[START RECORDED INFORMATION]

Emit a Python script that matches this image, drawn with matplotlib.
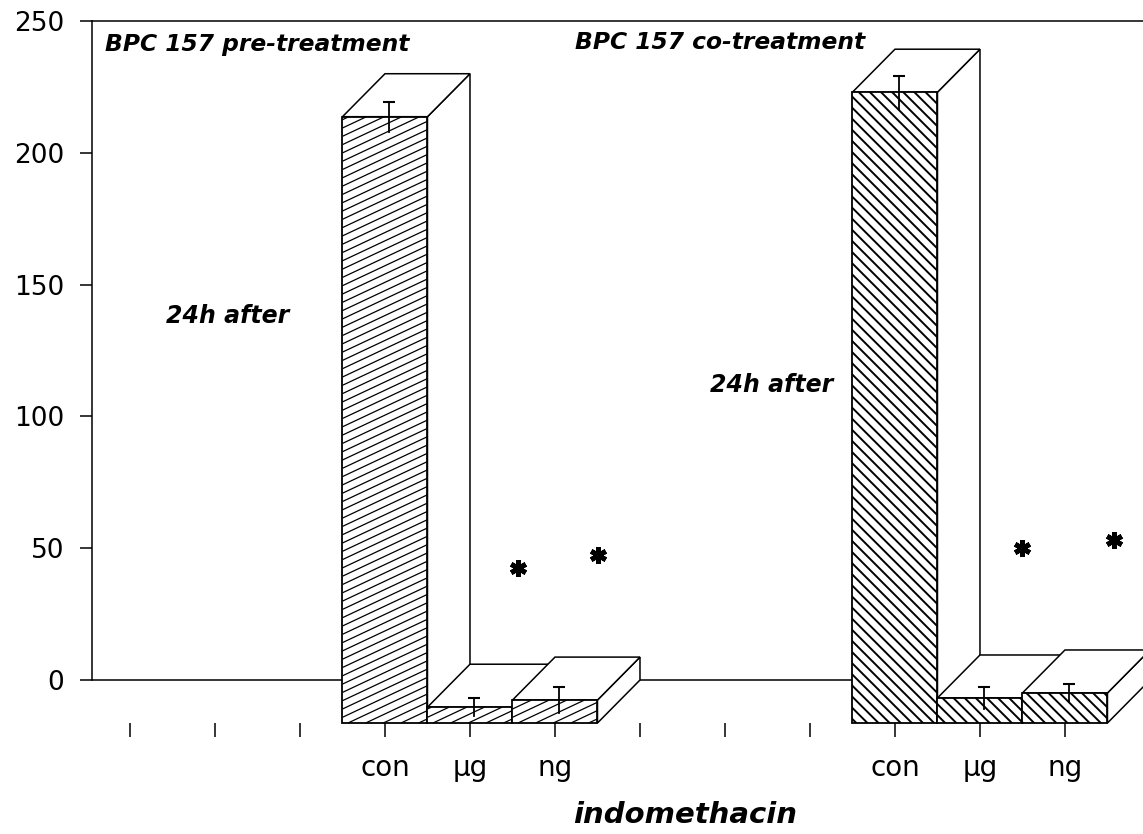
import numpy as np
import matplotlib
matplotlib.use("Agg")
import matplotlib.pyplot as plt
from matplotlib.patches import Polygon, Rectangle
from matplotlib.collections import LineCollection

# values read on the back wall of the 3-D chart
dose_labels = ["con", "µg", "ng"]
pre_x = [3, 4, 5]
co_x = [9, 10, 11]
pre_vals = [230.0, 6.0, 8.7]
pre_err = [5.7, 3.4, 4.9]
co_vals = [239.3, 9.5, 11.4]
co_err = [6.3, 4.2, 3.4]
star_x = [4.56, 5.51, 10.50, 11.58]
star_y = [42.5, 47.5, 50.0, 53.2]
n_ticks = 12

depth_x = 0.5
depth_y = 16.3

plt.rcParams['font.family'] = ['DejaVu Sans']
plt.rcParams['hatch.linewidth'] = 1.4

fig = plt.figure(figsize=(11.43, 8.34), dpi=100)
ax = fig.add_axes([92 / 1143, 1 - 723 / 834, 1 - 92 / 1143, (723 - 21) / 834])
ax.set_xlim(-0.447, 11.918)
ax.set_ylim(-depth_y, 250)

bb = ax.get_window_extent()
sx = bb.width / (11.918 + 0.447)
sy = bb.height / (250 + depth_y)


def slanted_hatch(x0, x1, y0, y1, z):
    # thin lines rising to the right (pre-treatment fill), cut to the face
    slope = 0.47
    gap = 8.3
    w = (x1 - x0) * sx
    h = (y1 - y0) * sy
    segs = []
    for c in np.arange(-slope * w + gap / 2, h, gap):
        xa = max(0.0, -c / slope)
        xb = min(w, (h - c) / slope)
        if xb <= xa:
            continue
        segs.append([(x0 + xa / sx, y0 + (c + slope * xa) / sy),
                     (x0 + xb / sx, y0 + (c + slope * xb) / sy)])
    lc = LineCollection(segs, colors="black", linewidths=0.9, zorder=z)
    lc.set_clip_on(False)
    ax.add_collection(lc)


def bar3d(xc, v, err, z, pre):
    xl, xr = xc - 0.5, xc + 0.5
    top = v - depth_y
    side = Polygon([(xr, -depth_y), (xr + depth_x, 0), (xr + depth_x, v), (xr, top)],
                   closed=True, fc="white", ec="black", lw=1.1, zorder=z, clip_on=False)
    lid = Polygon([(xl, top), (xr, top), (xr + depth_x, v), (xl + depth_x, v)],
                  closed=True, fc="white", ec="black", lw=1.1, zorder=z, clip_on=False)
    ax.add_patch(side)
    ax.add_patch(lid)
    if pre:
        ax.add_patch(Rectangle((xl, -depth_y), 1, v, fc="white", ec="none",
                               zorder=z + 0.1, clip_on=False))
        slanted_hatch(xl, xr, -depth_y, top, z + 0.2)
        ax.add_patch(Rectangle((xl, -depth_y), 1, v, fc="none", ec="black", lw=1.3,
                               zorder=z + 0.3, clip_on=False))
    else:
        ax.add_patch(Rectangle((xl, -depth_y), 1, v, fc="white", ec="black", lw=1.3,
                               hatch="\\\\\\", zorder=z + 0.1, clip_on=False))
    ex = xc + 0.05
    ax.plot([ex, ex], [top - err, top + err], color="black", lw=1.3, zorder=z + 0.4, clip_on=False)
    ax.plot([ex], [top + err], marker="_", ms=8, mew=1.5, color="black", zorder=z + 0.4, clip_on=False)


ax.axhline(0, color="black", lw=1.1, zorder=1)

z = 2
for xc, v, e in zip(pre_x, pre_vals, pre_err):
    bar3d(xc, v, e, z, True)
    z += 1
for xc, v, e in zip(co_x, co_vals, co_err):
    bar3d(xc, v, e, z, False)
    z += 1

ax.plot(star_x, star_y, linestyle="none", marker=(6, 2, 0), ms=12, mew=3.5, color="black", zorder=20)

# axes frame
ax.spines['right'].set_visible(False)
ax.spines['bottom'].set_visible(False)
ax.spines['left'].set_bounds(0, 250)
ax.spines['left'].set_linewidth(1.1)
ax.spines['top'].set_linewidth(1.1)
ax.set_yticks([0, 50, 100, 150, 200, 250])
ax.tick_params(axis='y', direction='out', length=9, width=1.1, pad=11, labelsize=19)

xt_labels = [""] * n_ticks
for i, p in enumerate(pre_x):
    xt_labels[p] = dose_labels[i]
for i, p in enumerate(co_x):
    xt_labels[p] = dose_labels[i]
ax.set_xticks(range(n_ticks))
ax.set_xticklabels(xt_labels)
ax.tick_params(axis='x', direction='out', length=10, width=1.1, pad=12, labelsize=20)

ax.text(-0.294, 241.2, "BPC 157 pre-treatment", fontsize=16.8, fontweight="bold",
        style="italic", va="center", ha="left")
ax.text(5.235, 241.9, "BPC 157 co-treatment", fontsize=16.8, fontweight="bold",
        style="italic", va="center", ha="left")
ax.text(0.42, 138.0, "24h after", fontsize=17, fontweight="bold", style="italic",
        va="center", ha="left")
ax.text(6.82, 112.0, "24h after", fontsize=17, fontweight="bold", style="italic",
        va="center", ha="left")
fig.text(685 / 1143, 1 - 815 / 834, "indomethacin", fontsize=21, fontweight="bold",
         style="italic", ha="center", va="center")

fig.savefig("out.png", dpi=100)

[END RECORDED INFORMATION]

--- BRIEF ---
Return only the lines from the start of the data through the line that contains "from matplotlib.collections import", please, copying them exactly and omitting all pictures.

--- ANSWER TO THIS EXERCISE ---
Emit a Python script that matches this image, drawn with matplotlib.
import numpy as np
import matplotlib
matplotlib.use("Agg")
import matplotlib.pyplot as plt
from matplotlib.patches import Polygon, Rectangle
from matplotlib.collections import LineCollection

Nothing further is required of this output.